The nominating committee shall prepare and present a slate of Officers and Directors to the Members for vote at the annual meeting.

A. Election of Officers and Members of the Board of Directors shall occur at each annual meeting.
B. The President shall be elected first, followed by the Vice-President, Treasurer, Secretary and Members of the Board of Directors.
C. The Nominating Committee shall nominate one individual for each office; thereafter the Chairman shall call for nominations from the floor.
D. A majority vote of the Members present and voting shall elect the Officers and Directors.

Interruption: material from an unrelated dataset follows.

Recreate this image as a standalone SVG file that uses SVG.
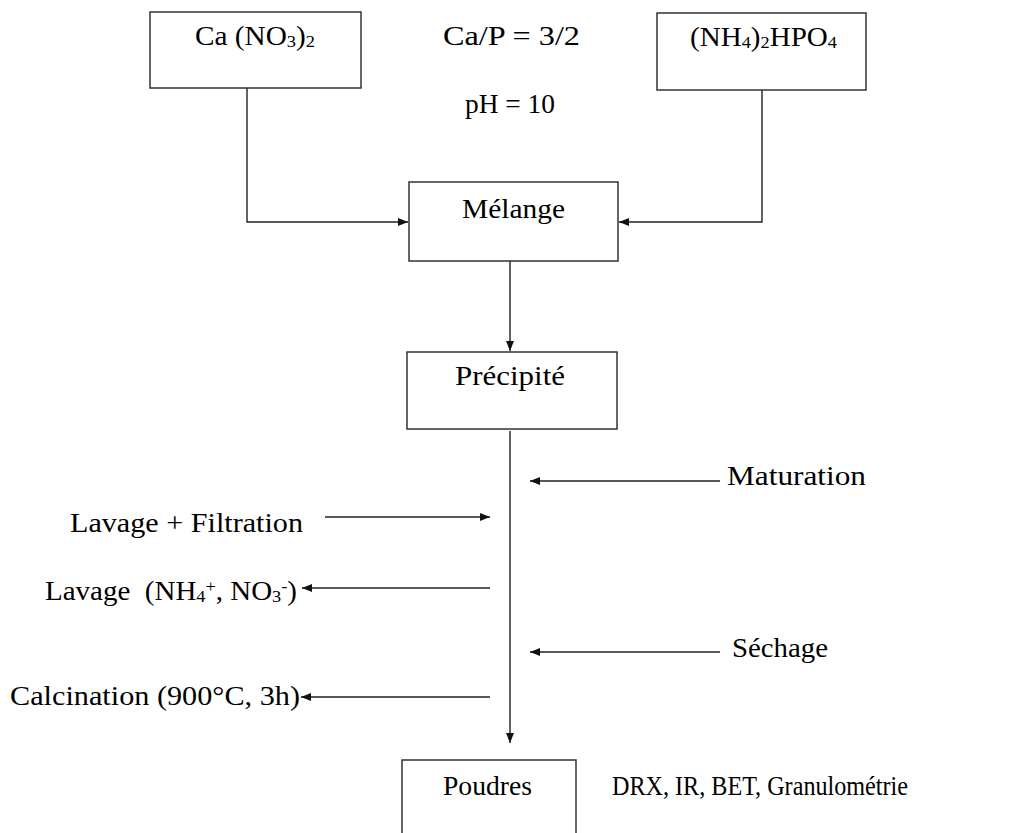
<svg xmlns="http://www.w3.org/2000/svg" width="1012" height="833" viewBox="0 0 1012 833">
<defs>
<style>
.box{fill:#fff;stroke:#333;stroke-width:1.5}
.ln{fill:none;stroke:#222;stroke-width:1.4}
text{font-family:"Liberation Serif","DejaVu Serif",serif;font-size:27px;fill:#000}
.sub{font-size:17px}
</style>
<marker id="ah" viewBox="0 0 10 8" refX="10" refY="4" markerWidth="10" markerHeight="8" markerUnits="userSpaceOnUse" orient="auto">
<path d="M0,0 L10,4 L0,8 Z" fill="#111"/>
</marker>
</defs>
<rect width="1012" height="833" fill="#fff"/>
<g id="connectors">
<path class="ln" d="M247,88 V222 H408" marker-end="url(#ah)"/>
<path class="ln" d="M762,90 V222 H619" marker-end="url(#ah)"/>
<path class="ln" d="M510,261 V351" marker-end="url(#ah)"/>
<path class="ln" d="M510,431 V743" marker-end="url(#ah)"/>
<path class="ln" d="M720,481 H530" marker-end="url(#ah)"/>
<path class="ln" d="M325,517 H490" marker-end="url(#ah)"/>
<path class="ln" d="M490,588 H302" marker-end="url(#ah)"/>
<path class="ln" d="M720,652 H530" marker-end="url(#ah)"/>
<path class="ln" d="M490,697 H301" marker-end="url(#ah)"/>
</g>
<g id="node-cano3">
<rect class="box" x="150" y="12" width="211" height="76"/>
<text x="195" y="45" textLength="120" lengthAdjust="spacingAndGlyphs">Ca (NO<tspan class="sub" dy="2">3</tspan><tspan dy="-2">)</tspan><tspan class="sub" dy="2">2</tspan></text>
</g>
<g id="node-conditions">
<text x="443" y="45" textLength="137" lengthAdjust="spacingAndGlyphs">Ca/P = 3/2</text>
<text x="465" y="113" textLength="90" lengthAdjust="spacingAndGlyphs">pH = 10</text>
</g>
<g id="node-nh4hpo4">
<rect class="box" x="657" y="13" width="209" height="77"/>
<text x="690" y="46" textLength="147" lengthAdjust="spacingAndGlyphs">(NH<tspan class="sub" dy="2">4</tspan><tspan dy="-2">)</tspan><tspan class="sub" dy="2">2</tspan><tspan dy="-2">HPO</tspan><tspan class="sub" dy="2">4</tspan></text>
</g>
<g id="node-melange">
<rect class="box" x="409" y="182" width="209" height="79"/>
<text x="462" y="218" textLength="103" lengthAdjust="spacingAndGlyphs">Mélange</text>
</g>
<g id="node-precipite">
<rect class="box" x="407" y="352" width="210" height="77"/>
<text x="455" y="385" textLength="110" lengthAdjust="spacingAndGlyphs">Précipité</text>
</g>
<g id="node-maturation">
<text x="727" y="485" textLength="139" lengthAdjust="spacingAndGlyphs">Maturation</text>
</g>
<g id="node-lavage-filtration">
<text x="70" y="532" textLength="233" lengthAdjust="spacingAndGlyphs">Lavage + Filtration</text>
</g>
<g id="node-lavage-ions">
<text x="45" y="600" textLength="252" lengthAdjust="spacingAndGlyphs" xml:space="preserve">Lavage  (NH<tspan class="sub" dy="2">4</tspan><tspan class="sub" dy="-10">+</tspan><tspan dy="8">, NO</tspan><tspan class="sub" dy="2">3</tspan><tspan class="sub" dy="-10">-</tspan><tspan dy="8">)</tspan></text>
</g>
<g id="node-sechage">
<text x="732" y="657" textLength="96" lengthAdjust="spacingAndGlyphs">Séchage</text>
</g>
<g id="node-calcination">
<text x="10" y="705" textLength="290" lengthAdjust="spacingAndGlyphs">Calcination (900°C, 3h)</text>
</g>
<g id="node-poudres">
<rect class="box" x="402" y="760" width="174" height="90"/>
<text x="443" y="795" textLength="89" lengthAdjust="spacingAndGlyphs">Poudres</text>
</g>
<g id="node-analyses">
<text x="612" y="795" textLength="296" lengthAdjust="spacingAndGlyphs">DRX, IR, BET, Granulométrie</text>
</g>
</svg>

When a vacancy occurs on the Board of Directors and/or of the Elected Officers in the interim period until the next annual meeting, the President shall nominate interim Directors/ Officers who shall serve until the next annual meeting. If the Office of the President is vacant the Vice-President shall make the nomination of an Interim President. The names of the nominated Interim Directors/Officers shall be communicated to the members of the board via email or at a meeting of the Board of Directors. A majority of the Directors shall constitute a quorum for the purpose of approving interim appointments . A majority of the Directors present at the meeting of the Board of Directors or responding to the email within ten (10) calendar days shall be sufficient to approve the appointment of Interim Directors/Officers to serve until the next annual meeting.

ARTICLE IX – MEETINGS

The annual meeting shall be held during June or July. Appointment of time and place for the annual meeting shall be decided by the President. Notice of the meeting shall be included in the Association Spring Newsletter. Also, notice shall be published by local newspapers, broadcast over local radio and local TV Channel 2 at least two weeks prior to the appointed time of the meeting.

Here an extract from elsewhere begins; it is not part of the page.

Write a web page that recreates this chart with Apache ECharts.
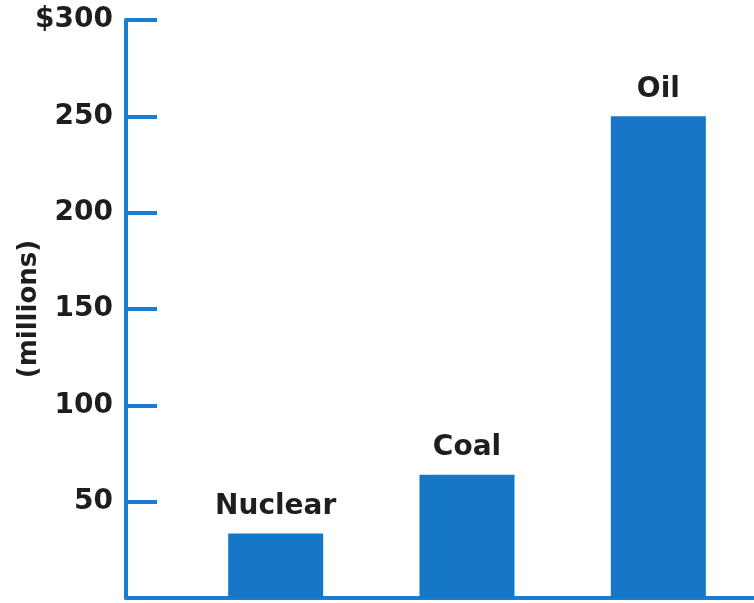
<!DOCTYPE html>
<html>
<head>
<meta charset="utf-8">
<script src="https://cdn.jsdelivr.net/npm/echarts@6/dist/echarts.min.js"></script>
<style>
html,body{margin:0;padding:0;background:#fff;}
#c{width:754px;height:603px;}
</style>
</head>
<body>
<div id="c"></div>
<script>
const categories = ['Nuclear', 'Coal', 'Oil'];
const costs = [33.5, 64, 250];
const yTicks = [0, 50, 100, 150, 200, 250, 300];

const blue = '#1677c8';
const axisBlue = '#1a7dd0';
const font = 'DejaVu Sans';

const chart = echarts.init(document.getElementById('c'));
chart.setOption({
  backgroundColor: '#ffffff',
  animation: false,
  grid: [
    { left: 126, right: 0, top: 20, bottom: 5, outerBoundsMode: 'none', containLabel: false },
    { left: 180, right: 0, top: 20, bottom: 5, outerBoundsMode: 'none', containLabel: false }
  ],
  xAxis: [
    {
      gridIndex: 0, type: 'value', min: 0, max: 1,
      axisLine: { show: true, onZero: false, lineStyle: { color: axisBlue, width: 4 } },
      axisTick: { show: false }, axisLabel: { show: false }, splitLine: { show: false }
    },
    {
      gridIndex: 1, type: 'category', data: categories,
      axisLine: { show: false }, axisTick: { show: false }, axisLabel: { show: false }
    }
  ],
  yAxis: [
    {
      gridIndex: 0, type: 'value',
      min: yTicks[0], max: yTicks[yTicks.length - 1], interval: 50,
      axisLine: { show: true, lineStyle: { color: axisBlue, width: 4 } },
      axisTick: { show: true, inside: true, length: 31, lineStyle: { color: axisBlue, width: 4 } },
      splitLine: { show: false },
      axisLabel: {
        margin: 13, color: '#1e1e1e', fontFamily: font, fontWeight: 'bold', fontSize: 28,
        formatter: function (v) { return v === 0 ? '' : (v === 300 ? '$' + v : String(v)); }
      },
      name: '(millions)', nameLocation: 'middle', nameRotate: 90, nameGap: 84,
      nameMoveOverlap: false,
      nameTextStyle: { color: '#1e1e1e', fontFamily: font, fontWeight: 'bold', fontSize: 26 }
    },
    {
      gridIndex: 1, type: 'value', min: 0, max: 300, show: false
    }
  ],
  series: [{
    type: 'bar', xAxisIndex: 1, yAxisIndex: 1,
    data: costs, barWidth: 95,
    itemStyle: { color: blue },
    label: {
      show: true, position: 'top', distance: 13,
      formatter: function (p) { return p.name; },
      color: '#1e1e1e', fontFamily: font, fontWeight: 'bold', fontSize: 28
    }
  }]
});
</script>
</body>
</html>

Special meetings of the Association may be called by the President provided that members are notified  in writing at least 7 calendar days prior to the time of the meeting.  Business to be transacted at a special meeting shall be stated in the notice to members.

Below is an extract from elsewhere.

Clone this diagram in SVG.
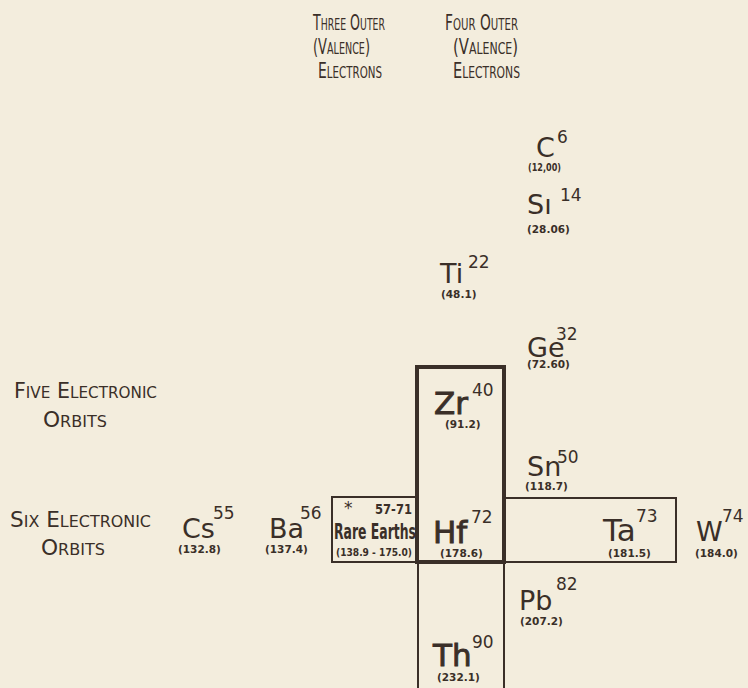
<svg xmlns="http://www.w3.org/2000/svg" width="748" height="688" viewBox="0 0 748 688">
<style>
text{font-family:"DejaVu Sans","Liberation Sans",sans-serif;fill:#3a2f28}
.hd{font-size:21px}
.sc{font-size:15.5px}
.sym{font-size:27px}
.big{font-size:31px;stroke:#3a2f28;stroke-width:0.9px}
.sup{font-size:17px}
.wt{font-size:10.5px;font-weight:bold}
.re{font-size:21px;font-weight:bold}
.thick{fill:none;stroke:#3a2f28;stroke-width:4}
.thin{fill:none;stroke:#3a2f28;stroke-width:2}
</style>
<rect width="748" height="688" fill="#f3eddd"/>
<g id="headers">
<text x="313" y="30" class="hd" textLength="72" lengthAdjust="spacingAndGlyphs">T<tspan class="sc">HREE</tspan> O<tspan class="sc">UTER</tspan></text>
<text x="313" y="54" class="hd" textLength="57" lengthAdjust="spacingAndGlyphs">(V<tspan class="sc">ALENCE</tspan>)</text>
<text x="318" y="78" class="hd" textLength="64" lengthAdjust="spacingAndGlyphs">E<tspan class="sc">LECTRONS</tspan></text>
<text x="445" y="30" class="hd" textLength="73" lengthAdjust="spacingAndGlyphs">F<tspan class="sc">OUR</tspan> O<tspan class="sc">UTER</tspan></text>
<text x="453" y="54" class="hd" textLength="65" lengthAdjust="spacingAndGlyphs">(V<tspan class="sc">ALENCE</tspan>)</text>
<text x="453" y="78" class="hd" textLength="67" lengthAdjust="spacingAndGlyphs">E<tspan class="sc">LECTRONS</tspan></text>
</g>
<g id="rowlabels">
<text x="14" y="398" class="hd" textLength="143" lengthAdjust="spacingAndGlyphs">F<tspan class="sc">IVE</tspan> E<tspan class="sc">LECTRONIC</tspan></text>
<text x="43" y="427" class="hd" textLength="64" lengthAdjust="spacingAndGlyphs">O<tspan class="sc">RBITS</tspan></text>
<text x="10" y="527" class="hd" textLength="141" lengthAdjust="spacingAndGlyphs">S<tspan class="sc">IX</tspan> E<tspan class="sc">LECTRONIC</tspan></text>
<text x="41" y="555" class="hd" textLength="64" lengthAdjust="spacingAndGlyphs">O<tspan class="sc">RBITS</tspan></text>
</g>
<g id="boxes">
<rect x="332" y="497" width="85" height="65" class="thin"/>
<rect x="504" y="498" width="172" height="64" class="thin"/>
<line x1="418" y1="562" x2="418" y2="690" class="thin"/>
<line x1="504" y1="562" x2="504" y2="690" class="thin"/>
<rect x="417" y="367" width="87" height="195" class="thick"/>
</g>
<g id="C"><text x="536" y="157" class="sym">C</text><text x="557" y="143" class="sup">6</text><text x="528" y="171" class="wt" textLength="33" lengthAdjust="spacingAndGlyphs">(12,00)</text></g>
<g id="Si"><text x="527" y="214" class="sym">Sı</text><text x="560" y="201" class="sup">14</text><text x="527" y="233" class="wt">(28.06)</text></g>
<g id="Ti"><text x="440" y="283" class="sym">Ti</text><text x="468" y="268" class="sup">22</text><text x="441" y="298" class="wt">(48.1)</text></g>
<g id="Ge"><text x="527" y="357" class="sym">Ge</text><text x="556" y="340" class="sup">32</text><text x="527" y="368" class="wt">(72.60)</text></g>
<g id="Zr"><text x="434" y="414" class="big">Zr</text><text x="472" y="396" class="sup">40</text><text x="445" y="428" class="wt">(91.2)</text></g>
<g id="Sn"><text x="527" y="476" class="sym">Sn</text><text x="557" y="463" class="sup">50</text><text x="525" y="490" class="wt">(118.7)</text></g>
<g id="Cs"><text x="182" y="538" class="sym">Cs</text><text x="213" y="519" class="sup">55</text><text x="178" y="553" class="wt">(132.8)</text></g>
<g id="Ba"><text x="269" y="538" class="sym">Ba</text><text x="300" y="519" class="sup">56</text><text x="265" y="553" class="wt">(137.4)</text></g>
<g id="RareEarths"><text x="344" y="514" class="sup">*</text><text x="375" y="514" class="wt" style="font-size:14px" textLength="37" lengthAdjust="spacingAndGlyphs">57-71</text><text x="334" y="539" class="re" textLength="82" lengthAdjust="spacingAndGlyphs">Rare Earths</text><text x="336" y="556" class="wt" textLength="76" lengthAdjust="spacingAndGlyphs">(138.9 - 175.0)</text></g>
<g id="Hf"><text x="433" y="543" class="big">Hf</text><text x="471" y="523" class="sup">72</text><text x="440" y="557" class="wt">(178.6)</text></g>
<g id="Ta"><text x="603" y="541" class="sym" style="font-size:31px">Ta</text><text x="636" y="522" class="sup">73</text><text x="608" y="557" class="wt">(181.5)</text></g>
<g id="W"><text x="696" y="541" class="sym">W</text><text x="722" y="522" class="sup">74</text><text x="695" y="557" class="wt">(184.0)</text></g>
<g id="Pb"><text x="519" y="610" class="sym">Pb</text><text x="556" y="590" class="sup">82</text><text x="520" y="625" class="wt">(207.2)</text></g>
<g id="Th"><text x="433" y="666" class="big">Th</text><text x="472" y="648" class="sup">90</text><text x="437" y="681" class="wt">(232.1)</text></g>
</svg>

Meetings of the Board of Directors may be called by the President at any time.

At all meetings, all motions shall be decided by a majority vote of the Members present.

ARTICLE X – DUES

Dues shall be established annually by a 2/3 vote of the Board of Directors and shall be payable at the Annual Meeting.

ARTICLE XI – VOTING RIGHTS

All members in good standing shall possess the right of one vote on all matters put before the membership and in the election of Officers and Directors.

ARTICLE XII – COMMITTEES

A. There shall be a Nominating Committee.
B. The Board of Directors may establish as many standing or temporary committees as it deems necessary.
C. Membership of all committees shall be open to all Members of the Association.
D. The President shall appoint the chairs of all committees.

ARTICLE XIII – AMENDMENTS

These By-Laws may be altered, amended, repealed or added to by a majority vote of the Members present and voting at an annual or special meeting.

ARTICLE XIV – DISSOLUTION

In the event of the dissolution of the Association, the assets of the Association shall be disposed of by distribution to an organization, or organizations that enjoy exempt status in accordance with the provisions of the Internal Revenue Code. Such distribution shall be determined by a majority vote of those Members present at the last meeting of the Association.

Bylaws as amended on June 30th, 2001,  June 27th, 2015.